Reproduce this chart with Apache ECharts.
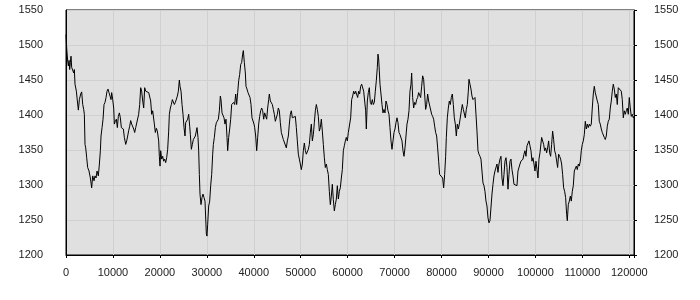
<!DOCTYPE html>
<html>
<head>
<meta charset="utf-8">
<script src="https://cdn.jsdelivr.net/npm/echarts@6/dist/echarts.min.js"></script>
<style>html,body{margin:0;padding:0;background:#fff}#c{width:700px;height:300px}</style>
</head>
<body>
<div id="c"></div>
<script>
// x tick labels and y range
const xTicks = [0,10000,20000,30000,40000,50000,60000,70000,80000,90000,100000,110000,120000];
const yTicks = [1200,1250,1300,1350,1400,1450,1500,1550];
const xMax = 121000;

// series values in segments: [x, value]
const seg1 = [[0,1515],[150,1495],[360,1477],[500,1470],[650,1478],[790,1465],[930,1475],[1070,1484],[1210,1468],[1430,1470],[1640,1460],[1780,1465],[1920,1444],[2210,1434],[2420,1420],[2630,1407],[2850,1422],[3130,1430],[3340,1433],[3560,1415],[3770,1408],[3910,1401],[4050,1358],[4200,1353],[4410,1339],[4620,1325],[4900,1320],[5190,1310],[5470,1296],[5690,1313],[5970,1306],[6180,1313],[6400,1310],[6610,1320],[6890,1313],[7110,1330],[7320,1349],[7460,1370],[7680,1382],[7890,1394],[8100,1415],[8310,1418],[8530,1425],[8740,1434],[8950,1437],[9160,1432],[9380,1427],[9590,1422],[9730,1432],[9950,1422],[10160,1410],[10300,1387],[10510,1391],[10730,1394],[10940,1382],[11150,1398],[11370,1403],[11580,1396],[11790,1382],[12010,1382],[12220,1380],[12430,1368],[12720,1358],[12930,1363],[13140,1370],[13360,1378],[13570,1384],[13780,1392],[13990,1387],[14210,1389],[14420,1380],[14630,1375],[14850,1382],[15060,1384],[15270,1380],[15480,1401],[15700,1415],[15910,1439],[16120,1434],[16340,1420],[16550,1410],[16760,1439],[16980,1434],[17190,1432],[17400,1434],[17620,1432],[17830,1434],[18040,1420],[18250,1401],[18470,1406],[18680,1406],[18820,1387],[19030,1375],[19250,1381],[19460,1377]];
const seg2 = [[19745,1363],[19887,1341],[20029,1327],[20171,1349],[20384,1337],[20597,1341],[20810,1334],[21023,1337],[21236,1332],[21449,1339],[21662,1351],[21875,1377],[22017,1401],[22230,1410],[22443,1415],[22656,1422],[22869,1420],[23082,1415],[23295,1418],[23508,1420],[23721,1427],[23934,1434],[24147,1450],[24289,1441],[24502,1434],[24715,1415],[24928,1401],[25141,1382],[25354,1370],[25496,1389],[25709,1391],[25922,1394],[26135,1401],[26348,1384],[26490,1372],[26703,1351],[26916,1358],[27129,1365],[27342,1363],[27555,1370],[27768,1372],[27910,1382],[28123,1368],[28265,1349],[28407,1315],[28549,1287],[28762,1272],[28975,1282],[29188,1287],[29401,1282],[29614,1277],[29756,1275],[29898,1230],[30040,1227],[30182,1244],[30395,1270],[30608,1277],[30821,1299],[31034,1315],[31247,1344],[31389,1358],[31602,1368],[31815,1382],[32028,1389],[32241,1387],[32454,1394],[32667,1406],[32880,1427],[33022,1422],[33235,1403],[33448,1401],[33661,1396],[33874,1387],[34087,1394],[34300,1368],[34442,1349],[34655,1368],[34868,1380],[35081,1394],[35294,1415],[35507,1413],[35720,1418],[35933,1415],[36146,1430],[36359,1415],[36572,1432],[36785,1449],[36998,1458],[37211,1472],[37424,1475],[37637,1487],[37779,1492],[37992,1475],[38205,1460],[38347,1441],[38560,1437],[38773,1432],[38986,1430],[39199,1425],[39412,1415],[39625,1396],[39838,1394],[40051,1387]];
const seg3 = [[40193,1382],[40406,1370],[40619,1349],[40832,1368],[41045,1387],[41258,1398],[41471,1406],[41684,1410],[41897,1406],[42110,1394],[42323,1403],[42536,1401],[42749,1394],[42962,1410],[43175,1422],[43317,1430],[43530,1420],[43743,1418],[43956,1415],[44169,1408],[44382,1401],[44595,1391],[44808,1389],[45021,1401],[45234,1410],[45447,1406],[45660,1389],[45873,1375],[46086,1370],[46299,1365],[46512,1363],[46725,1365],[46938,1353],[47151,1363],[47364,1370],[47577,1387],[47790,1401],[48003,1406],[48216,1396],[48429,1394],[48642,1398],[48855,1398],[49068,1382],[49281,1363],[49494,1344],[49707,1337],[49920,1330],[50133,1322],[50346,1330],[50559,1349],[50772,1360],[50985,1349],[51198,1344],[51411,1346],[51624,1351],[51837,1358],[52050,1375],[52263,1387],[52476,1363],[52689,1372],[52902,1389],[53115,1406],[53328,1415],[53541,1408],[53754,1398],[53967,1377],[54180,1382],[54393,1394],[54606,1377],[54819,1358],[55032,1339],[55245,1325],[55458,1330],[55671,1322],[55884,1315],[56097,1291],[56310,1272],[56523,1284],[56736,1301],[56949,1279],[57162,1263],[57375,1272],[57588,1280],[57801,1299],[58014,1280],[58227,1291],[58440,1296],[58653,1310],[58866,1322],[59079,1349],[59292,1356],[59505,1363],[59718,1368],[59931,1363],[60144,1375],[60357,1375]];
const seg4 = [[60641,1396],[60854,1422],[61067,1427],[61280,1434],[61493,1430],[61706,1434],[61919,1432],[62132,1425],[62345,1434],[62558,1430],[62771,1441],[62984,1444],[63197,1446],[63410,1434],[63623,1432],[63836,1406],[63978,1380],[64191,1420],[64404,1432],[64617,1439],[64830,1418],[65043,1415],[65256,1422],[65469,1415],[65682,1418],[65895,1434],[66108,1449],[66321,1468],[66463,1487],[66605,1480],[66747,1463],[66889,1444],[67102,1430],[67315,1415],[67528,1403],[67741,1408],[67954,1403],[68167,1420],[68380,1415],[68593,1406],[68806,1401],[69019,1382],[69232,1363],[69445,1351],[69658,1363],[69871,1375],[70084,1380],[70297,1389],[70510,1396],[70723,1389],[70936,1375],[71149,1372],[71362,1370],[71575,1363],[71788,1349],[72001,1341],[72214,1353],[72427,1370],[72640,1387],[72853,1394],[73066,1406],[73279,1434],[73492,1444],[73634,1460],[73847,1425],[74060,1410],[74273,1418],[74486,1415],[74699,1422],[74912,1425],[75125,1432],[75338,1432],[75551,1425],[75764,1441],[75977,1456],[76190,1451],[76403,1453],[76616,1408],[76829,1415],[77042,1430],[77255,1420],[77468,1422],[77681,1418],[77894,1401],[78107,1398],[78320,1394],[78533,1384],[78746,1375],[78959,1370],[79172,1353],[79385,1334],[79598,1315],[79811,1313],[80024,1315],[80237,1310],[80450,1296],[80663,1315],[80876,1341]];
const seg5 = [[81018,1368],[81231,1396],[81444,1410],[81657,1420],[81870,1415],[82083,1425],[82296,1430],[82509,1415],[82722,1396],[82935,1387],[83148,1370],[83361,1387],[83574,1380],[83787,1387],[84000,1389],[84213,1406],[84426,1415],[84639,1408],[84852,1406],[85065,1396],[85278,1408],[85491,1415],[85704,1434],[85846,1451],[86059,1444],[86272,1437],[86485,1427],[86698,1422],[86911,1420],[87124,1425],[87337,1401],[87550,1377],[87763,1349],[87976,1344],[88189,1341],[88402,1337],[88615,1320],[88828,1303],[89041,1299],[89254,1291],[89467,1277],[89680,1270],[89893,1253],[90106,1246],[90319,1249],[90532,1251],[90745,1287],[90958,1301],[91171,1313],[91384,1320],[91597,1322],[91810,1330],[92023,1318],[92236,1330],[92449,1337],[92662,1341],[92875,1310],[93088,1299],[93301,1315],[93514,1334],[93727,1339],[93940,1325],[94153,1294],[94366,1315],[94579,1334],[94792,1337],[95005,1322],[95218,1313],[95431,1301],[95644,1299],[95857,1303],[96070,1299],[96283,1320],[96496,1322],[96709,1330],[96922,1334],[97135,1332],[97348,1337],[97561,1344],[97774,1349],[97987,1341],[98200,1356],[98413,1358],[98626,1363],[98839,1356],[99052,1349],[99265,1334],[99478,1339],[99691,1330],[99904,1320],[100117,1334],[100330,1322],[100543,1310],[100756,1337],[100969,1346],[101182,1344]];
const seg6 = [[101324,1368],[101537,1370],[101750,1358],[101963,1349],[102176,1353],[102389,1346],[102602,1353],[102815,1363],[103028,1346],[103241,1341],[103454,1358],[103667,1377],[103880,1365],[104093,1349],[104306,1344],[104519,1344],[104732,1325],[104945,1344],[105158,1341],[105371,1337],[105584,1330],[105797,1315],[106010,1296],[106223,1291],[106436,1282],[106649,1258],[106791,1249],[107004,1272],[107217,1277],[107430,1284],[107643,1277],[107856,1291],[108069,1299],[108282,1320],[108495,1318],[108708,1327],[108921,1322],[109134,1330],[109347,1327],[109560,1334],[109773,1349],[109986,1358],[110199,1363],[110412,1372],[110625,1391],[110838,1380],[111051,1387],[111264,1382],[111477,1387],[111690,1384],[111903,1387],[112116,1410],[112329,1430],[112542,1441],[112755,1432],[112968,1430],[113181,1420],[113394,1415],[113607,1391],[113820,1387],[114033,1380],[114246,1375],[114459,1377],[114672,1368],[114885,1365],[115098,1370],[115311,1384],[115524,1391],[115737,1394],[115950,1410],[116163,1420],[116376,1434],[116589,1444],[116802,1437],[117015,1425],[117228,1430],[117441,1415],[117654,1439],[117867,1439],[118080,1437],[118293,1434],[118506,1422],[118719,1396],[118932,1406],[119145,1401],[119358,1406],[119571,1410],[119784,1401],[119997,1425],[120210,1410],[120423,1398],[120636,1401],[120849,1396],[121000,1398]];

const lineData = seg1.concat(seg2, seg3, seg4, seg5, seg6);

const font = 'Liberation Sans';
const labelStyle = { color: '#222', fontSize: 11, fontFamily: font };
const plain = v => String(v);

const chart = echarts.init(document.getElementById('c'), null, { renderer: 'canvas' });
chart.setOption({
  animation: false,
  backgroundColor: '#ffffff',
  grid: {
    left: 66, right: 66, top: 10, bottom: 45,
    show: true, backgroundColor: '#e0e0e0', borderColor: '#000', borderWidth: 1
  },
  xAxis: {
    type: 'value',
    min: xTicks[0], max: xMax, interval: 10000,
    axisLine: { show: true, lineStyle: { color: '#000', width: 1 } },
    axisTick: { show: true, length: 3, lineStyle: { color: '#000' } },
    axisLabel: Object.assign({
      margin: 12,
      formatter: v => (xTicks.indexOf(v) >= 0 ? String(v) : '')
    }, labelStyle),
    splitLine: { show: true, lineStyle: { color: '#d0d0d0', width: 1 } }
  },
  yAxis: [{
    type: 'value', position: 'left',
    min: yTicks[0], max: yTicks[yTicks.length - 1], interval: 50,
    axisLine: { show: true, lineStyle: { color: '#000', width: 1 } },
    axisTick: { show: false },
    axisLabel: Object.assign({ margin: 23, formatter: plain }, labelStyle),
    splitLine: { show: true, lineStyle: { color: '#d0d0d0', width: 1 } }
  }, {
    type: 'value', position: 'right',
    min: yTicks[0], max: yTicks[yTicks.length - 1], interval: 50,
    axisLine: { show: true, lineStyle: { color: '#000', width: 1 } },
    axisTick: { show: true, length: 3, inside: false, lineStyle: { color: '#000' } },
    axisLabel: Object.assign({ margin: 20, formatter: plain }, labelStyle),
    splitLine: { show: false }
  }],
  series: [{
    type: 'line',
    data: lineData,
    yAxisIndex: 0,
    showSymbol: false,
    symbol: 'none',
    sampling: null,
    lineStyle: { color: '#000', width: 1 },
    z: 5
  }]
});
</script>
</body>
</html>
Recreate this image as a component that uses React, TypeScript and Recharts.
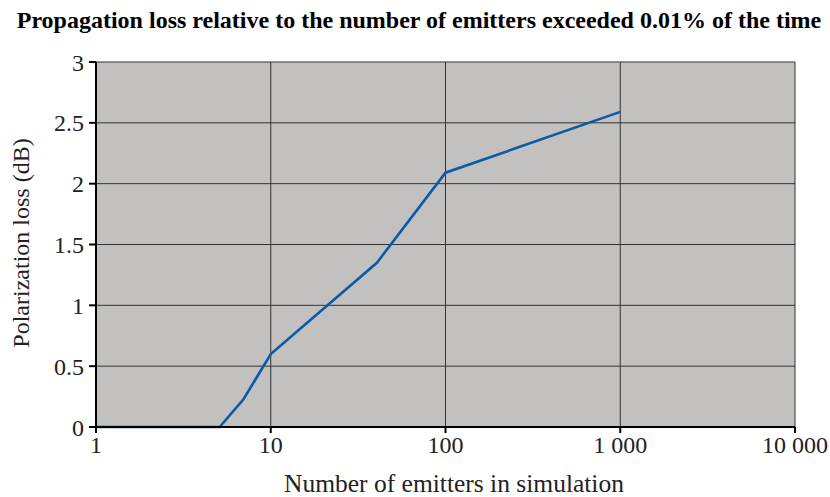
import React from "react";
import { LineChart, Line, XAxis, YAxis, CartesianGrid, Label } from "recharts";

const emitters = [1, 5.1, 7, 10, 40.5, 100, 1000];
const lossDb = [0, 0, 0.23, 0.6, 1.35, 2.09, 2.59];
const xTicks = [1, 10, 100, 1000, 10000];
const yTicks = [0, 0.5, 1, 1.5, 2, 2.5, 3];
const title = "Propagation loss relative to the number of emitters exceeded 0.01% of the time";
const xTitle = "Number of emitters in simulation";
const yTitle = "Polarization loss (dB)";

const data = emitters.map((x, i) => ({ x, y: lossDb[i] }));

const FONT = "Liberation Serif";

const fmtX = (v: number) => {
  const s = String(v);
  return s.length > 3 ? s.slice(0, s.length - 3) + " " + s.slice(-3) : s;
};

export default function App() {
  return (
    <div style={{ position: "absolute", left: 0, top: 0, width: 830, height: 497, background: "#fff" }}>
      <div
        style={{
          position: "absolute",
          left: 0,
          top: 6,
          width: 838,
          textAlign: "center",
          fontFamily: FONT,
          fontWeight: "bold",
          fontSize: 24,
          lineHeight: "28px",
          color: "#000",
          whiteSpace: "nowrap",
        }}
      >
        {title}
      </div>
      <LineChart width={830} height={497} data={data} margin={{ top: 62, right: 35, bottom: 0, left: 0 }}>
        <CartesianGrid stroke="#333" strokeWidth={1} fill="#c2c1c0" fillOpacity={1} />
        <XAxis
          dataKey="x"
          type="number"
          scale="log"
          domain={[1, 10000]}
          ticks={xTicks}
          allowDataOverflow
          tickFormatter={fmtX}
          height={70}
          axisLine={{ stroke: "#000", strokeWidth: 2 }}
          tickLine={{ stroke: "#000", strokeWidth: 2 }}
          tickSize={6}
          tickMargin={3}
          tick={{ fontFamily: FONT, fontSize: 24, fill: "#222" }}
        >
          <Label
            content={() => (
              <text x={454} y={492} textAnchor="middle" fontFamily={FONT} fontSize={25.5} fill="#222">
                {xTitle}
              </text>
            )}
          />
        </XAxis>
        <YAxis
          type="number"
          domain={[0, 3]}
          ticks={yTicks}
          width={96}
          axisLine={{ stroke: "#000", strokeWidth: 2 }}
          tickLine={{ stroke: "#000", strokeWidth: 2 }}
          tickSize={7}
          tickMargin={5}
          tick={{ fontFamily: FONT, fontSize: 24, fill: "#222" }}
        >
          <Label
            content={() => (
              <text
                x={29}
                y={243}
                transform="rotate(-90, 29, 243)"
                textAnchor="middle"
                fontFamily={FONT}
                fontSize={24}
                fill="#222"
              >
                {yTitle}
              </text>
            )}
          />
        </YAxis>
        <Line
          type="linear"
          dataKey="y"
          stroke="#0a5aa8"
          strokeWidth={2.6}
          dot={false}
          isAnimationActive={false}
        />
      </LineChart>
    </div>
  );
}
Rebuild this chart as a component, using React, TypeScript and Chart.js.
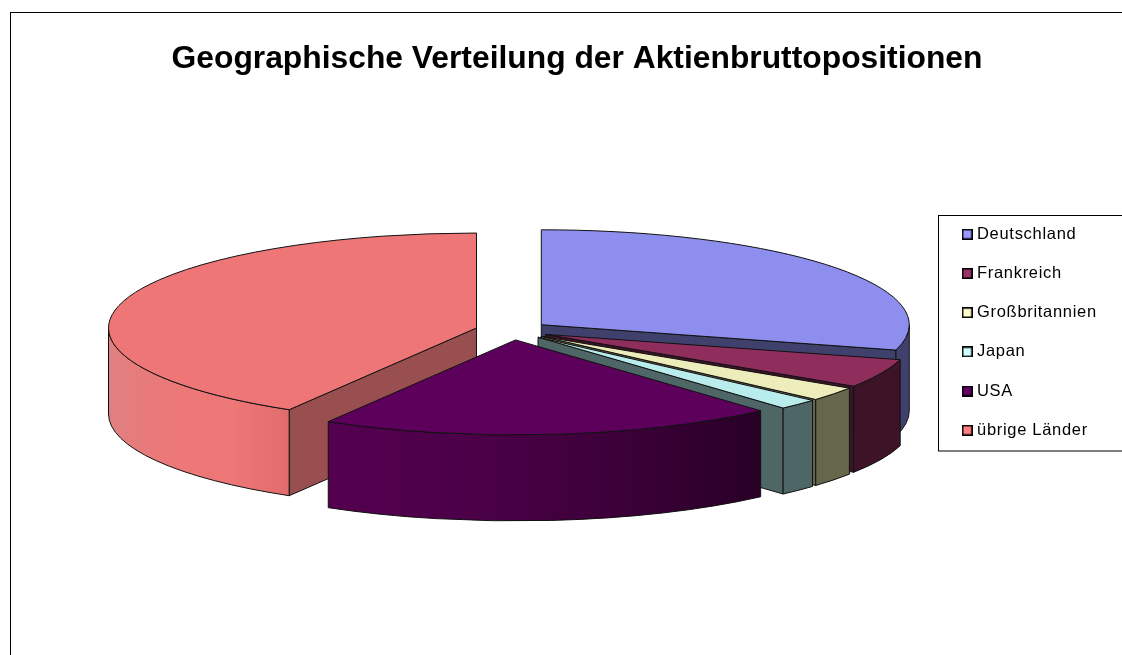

* * *

Among the lines of the material, find those that hold the word "React" and copy them.

RIGHT ANSWER:
Recreate this image as a component that uses React, TypeScript and Recharts.
import React from "react";
Rebuild this chart as a component, using React, TypeScript and Chart.js.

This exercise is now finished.